Time for a new Act on standard securities, Faculty believes
Support for a new statute on heritable securities, rather than amending existing legislation, has been voiced by the Faculty of Advocates.
Faculty has published its response to the first discussion paper issued by the Scottish Law Commission in its review of the law regarding securities over land and buildings, or standard securities, as contained in the Conveyancing and Feudal Reform (Scotland) Act 1970.
In response to the Commission's question whether the 1970 Act should be repealed and replaced with a new statute regulating heritable securities, Faculty considers that there would be benefit in producing a new statute rather than simply amending the 1970 Act – though it agrees with the further suggestion that the standard securirty should continue to be the only form of heritable security that can be granted.
It further supports the abolition of the set forms, with the Act instead setting out the minimum requirements for a valid security, and a model form that parties can adapt.
Under the Act, standard conditions are applied by default to all standard securities, but the scheme has been found to be inconsistent and out of date.
Faculty states: "In our experience, the standard conditions are almost always varied by larger lenders (and often combined with further sets of default terms and conditions). As such, it seems to us likely that major lenders will wish to use a single, standard set of conditions.
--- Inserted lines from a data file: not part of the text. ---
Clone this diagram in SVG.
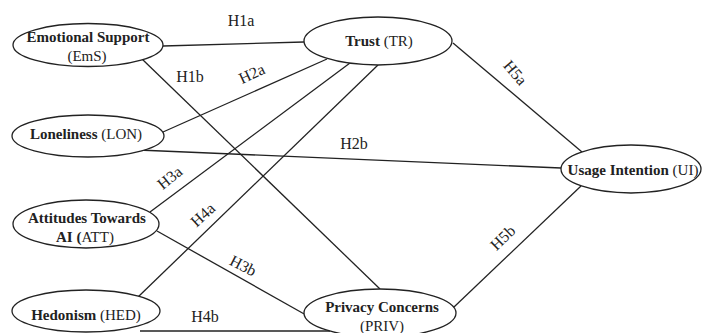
<svg xmlns="http://www.w3.org/2000/svg" width="702" height="333" viewBox="0 0 702 333" font-family="'Liberation Serif', 'Times New Roman', Times, 'DejaVu Serif', serif">
<style>
.n{fill:#fff;stroke:#222;stroke-width:1.3}
.c{fill:none;stroke:#222;stroke-width:1.3}
text{fill:#222}
.t{font-size:15px;text-anchor:middle}
.b{font-weight:bold}
.l{font-size:16px;text-anchor:middle}
</style>
<rect width="702" height="333" fill="#fff"/>
<g id="connectors">
<line class="c" x1="163" y1="46" x2="304" y2="42"/>
<line class="c" x1="142" y1="59" x2="380" y2="289"/>
<line class="c" x1="163" y1="132" x2="327" y2="59"/>
<line class="c" x1="138" y1="150" x2="561" y2="168"/>
<line class="c" x1="150" y1="212" x2="350" y2="63"/>
<line class="c" x1="157" y1="231" x2="306" y2="315"/>
<line class="c" x1="138" y1="297" x2="378" y2="65"/>
<line class="c" x1="140" y1="331" x2="330" y2="331"/>
<line class="c" x1="453" y1="43" x2="582" y2="152"/>
<line class="c" x1="454" y1="307" x2="581" y2="186"/>
</g>
<g id="labels">
<text class="l" x="241" y="26">H1a</text>
<text class="l" x="190" y="82">H1b</text>
<text class="l" transform="translate(252,74) rotate(-25)" y="5">H2a</text>
<text class="l" x="354" y="149">H2b</text>
<text class="l" transform="translate(170,178) rotate(-39)" y="5">H3a</text>
<text class="l" transform="translate(203,215) rotate(-42)" y="5">H4a</text>
<text class="l" transform="translate(243,266) rotate(27)" y="5">H3b</text>
<text class="l" x="205" y="322">H4b</text>
<text class="l" transform="translate(515,73) rotate(50)" y="5">H5a</text>
<text class="l" transform="translate(503,238) rotate(-44)" y="5">H5b</text>
</g>
<g id="EmS">
<ellipse class="n" cx="88" cy="45" rx="75" ry="21.5"/>
<text class="t b" x="88" y="42">Emotional Support</text>
<text class="t" x="87" y="61">(EmS)</text>
</g>
<g id="LON">
<ellipse class="n" cx="88" cy="136" rx="76" ry="21"/>
<text class="t" x="86" y="139"><tspan class="b">Loneliness</tspan> (LON)</text>
</g>
<g id="ATT">
<ellipse class="n" cx="86" cy="224" rx="73" ry="24"/>
<text class="t b" x="87" y="223">Attitudes Towards</text>
<text class="t" x="85" y="242"><tspan class="b">AI (</tspan>ATT)</text>
</g>
<g id="HED">
<ellipse class="n" cx="86" cy="311" rx="74" ry="21"/>
<text class="t" x="86" y="320"><tspan class="b">Hedonism</tspan> (HED)</text>
</g>
<g id="TR">
<ellipse class="n" cx="378" cy="41" rx="74" ry="24"/>
<text class="t" x="379" y="46"><tspan class="b">Trust</tspan> (TR)</text>
</g>
<g id="UI">
<ellipse class="n" cx="631" cy="169" rx="70" ry="24"/>
<text class="t" x="633" y="175"><tspan class="b">Usage Intention</tspan> (UI)</text>
</g>
<g id="PRIV">
<ellipse class="n" cx="380" cy="313" rx="76" ry="24"/>
<text class="t b" x="382" y="312">Privacy Concerns</text>
<text class="t" x="382" y="331">(PRIV)</text>
</g>
</svg>
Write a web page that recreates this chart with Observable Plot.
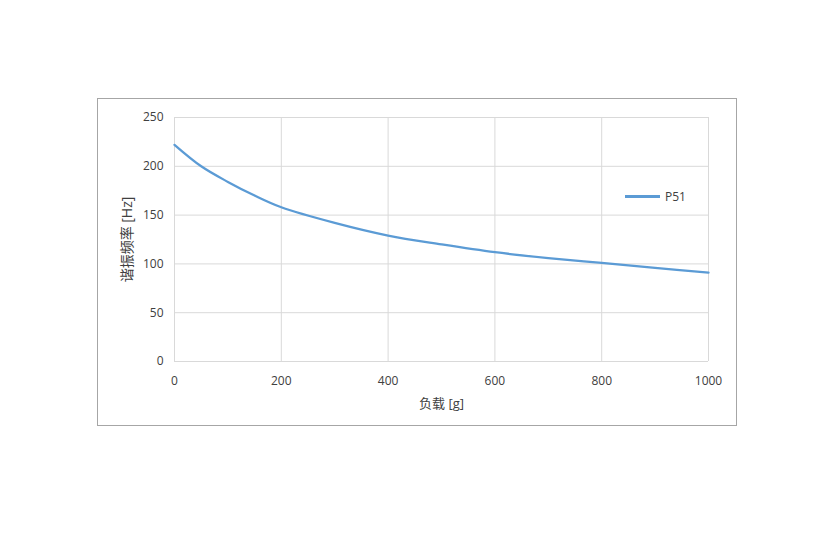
<!DOCTYPE html>
<html><head><meta charset="utf-8">
<script src="https://cdn.jsdelivr.net/npm/d3@7"></script>
<script src="https://cdn.jsdelivr.net/npm/@observablehq/plot@0.6"></script>
<style>
body{margin:0;background:#fff}
#wrap{position:relative;width:835px;height:537px;font-family:"Open Sans","Noto Sans CJK SC",sans-serif}
#box{position:absolute;left:97px;top:98px;width:640px;height:328px;border:1px solid #a6a6a6;box-sizing:border-box;pointer-events:none}
#legend{position:absolute;left:625px;top:188px;display:flex;align-items:center;font-size:12px;color:#404040}
#legend .sw{width:35px;height:2.5px;background:#5b9bd5;margin-right:5px}
</style>
</head><body>
<div id="wrap"><div id="box"></div><div id="legend"><div class="sw"></div><span id="lgtext"></span></div></div>
<script>
const seriesName = "P51";
const loads = [0, 50, 100, 150, 200, 300, 400, 500, 600, 700, 800, 900, 1000];
const freqs = [222, 200, 184, 170, 158, 142, 129, 120, 112, 106, 101, 96, 91];
const xTicks = [0, 200, 400, 600, 800, 1000];
const yTicks = [0, 50, 100, 150, 200, 250];
const xLabel = "负载 [g]";
const yLabel = "谐振频率 [Hz]";

const data = loads.map((l, i) => ({load: l, freq: freqs[i]}));
document.getElementById("lgtext").textContent = seriesName;

const chart = Plot.plot({
  width: 835, height: 537,
  marginLeft: 174, marginRight: 127, marginTop: 117, marginBottom: 176,
  style: {fontFamily: '"Open Sans","Noto Sans CJK SC",sans-serif', fontSize: "12px", color: "#404040", background: "transparent"},
  x: {domain: [0, 1000]},
  y: {domain: [0, 250]},
  marks: [
    Plot.gridX(xTicks, {stroke: "#d9d9d9", strokeOpacity: 1, strokeWidth: 1}),
    Plot.gridY(yTicks, {stroke: "#d9d9d9", strokeOpacity: 1, strokeWidth: 1}),
    Plot.axisX(xTicks, {tickSize: 0, tickPadding: 15, label: null, fill: "#404040", tickFormat: d => String(d)}),
    Plot.axisY(yTicks, {tickSize: 0, tickPadding: 11, label: null, fill: "#404040", tickFormat: d => String(d)}),
    Plot.line(data, {x: "load", y: "freq", stroke: "#5b9bd5", strokeWidth: 2.25, curve: "catmull-rom"}),
    Plot.text([xLabel], {frameAnchor: "bottom", dy: 46, text: d => d, fill: "#404040", fontSize: 13}),
    Plot.text([yLabel], {frameAnchor: "left", dx: -47, rotate: -90, textAnchor: "middle", text: d => d, fill: "#404040", fontSize: 14})
  ]
});
document.getElementById("wrap").prepend(chart);
chart.style.position = "absolute";
chart.style.left = "0"; chart.style.top = "0";
</script>
</body></html>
The present interaction between these lenders’ standard terms and conditions and the standard conditions in the… Act is unsatisfactory (and often produces security documentation that is hard to read or, worse, contradictory).
"In our view, therefore, it would be best if the new standard conditions remained default conditions only, with parties free to disapply them in their entirety."
It adds that the standard conditions should be contained in secondary legislation in order to allow for easier updating.
"In drafting the standard conditions, we would suggest that the most likely users of the default conditions would be smaller lenders and borrowers. The emphasis, in our view, should therefore be on a relatively simple set of conditions which can be used for a basic security by those who do not necessarily have the resources to produce more complex documentation."